Modifying Moods

Activity Steps:

Describe the mood of a picture, then shift the mood by changing the picture.

1. Look:
After you have carefully studied the works in Nathan Oliveira's "Gallery" section in Voices and Images of California Art, find a picture in a magazine or newspaper, or select one of your own photographs that you are willing to mark up and alter.
2. Analyze:
Look carefully at the picture to discern its mood. Think about visual cues such as color (warm colors for action and happiness, cool colors for stillness or melancholy), facial features and expressions, and background content.
3. Describe:
Write a detailed description of the picture, focusing in particular on its mood. Use vivid adjectives so that a reader could visualize the picture easily and accurately based solely on your text.
4. Edit:
Using markers, paint, or other art materials, modify the mood of the picture.
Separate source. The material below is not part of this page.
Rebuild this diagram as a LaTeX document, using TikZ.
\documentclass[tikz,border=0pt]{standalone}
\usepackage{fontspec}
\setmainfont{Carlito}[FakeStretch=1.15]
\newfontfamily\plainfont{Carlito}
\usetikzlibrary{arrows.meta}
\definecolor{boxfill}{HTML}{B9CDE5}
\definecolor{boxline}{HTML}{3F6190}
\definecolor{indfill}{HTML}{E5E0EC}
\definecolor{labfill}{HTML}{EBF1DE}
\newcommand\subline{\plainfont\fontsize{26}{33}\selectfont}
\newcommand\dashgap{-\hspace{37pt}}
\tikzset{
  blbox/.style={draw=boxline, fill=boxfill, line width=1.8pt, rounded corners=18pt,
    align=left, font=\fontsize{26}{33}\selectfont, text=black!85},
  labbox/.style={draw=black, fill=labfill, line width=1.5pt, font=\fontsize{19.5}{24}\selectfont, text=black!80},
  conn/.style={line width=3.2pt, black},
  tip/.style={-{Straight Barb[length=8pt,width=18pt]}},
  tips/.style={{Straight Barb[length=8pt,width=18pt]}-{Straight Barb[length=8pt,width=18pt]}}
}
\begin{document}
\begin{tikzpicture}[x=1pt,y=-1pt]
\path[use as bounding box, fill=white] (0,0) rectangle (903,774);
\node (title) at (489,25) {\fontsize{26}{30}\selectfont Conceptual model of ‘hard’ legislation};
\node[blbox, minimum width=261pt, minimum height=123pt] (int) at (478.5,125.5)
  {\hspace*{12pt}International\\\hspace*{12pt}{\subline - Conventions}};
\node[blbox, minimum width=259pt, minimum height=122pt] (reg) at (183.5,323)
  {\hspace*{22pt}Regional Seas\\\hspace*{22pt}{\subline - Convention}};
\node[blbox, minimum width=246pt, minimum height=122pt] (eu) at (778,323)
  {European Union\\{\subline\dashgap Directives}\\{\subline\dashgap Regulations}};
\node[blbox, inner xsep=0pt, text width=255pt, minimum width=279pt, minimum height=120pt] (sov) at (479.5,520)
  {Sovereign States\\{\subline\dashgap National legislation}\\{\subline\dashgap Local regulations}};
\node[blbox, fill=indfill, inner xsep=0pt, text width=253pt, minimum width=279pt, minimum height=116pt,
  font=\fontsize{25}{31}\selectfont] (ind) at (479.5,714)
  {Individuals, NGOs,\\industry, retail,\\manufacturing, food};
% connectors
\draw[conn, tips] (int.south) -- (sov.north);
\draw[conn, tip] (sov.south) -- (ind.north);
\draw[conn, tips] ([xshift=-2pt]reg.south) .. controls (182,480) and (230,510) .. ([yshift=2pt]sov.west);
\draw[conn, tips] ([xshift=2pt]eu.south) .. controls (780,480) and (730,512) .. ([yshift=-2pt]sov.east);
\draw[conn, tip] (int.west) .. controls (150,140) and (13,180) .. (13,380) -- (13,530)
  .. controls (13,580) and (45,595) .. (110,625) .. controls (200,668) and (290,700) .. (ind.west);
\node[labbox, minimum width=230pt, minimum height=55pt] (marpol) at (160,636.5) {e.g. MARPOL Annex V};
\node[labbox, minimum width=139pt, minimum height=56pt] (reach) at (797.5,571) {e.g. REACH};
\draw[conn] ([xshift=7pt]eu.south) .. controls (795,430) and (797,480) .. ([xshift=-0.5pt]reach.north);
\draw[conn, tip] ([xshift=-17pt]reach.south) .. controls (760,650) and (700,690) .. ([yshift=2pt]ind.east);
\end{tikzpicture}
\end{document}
You can alter just a few details or change the entire image.
5. Present:
Once the alteration is complete, ask a classmate to respond verbally or in writing to the changed picture. Compare your own before-alteration response to your classmate's after-alteration response. How do they differ? Which of your changes made the biggest impact on the mood? Why?
6. Extension:
Find a painting by Nathan Oliveira or one of his contemporaries, such as Richard Diebenkorn, that is mostly abstract but includes some figurative elements. Write a response to that work of art. If you are having difficulty, a good beginning is to describe what you see, then try to interpret the mood of what you have described. Do you think it is easier to describe the mood of a very realistic image showing people engaged in specific activities, or to describe the mood of abstract elements such as colors or shapes?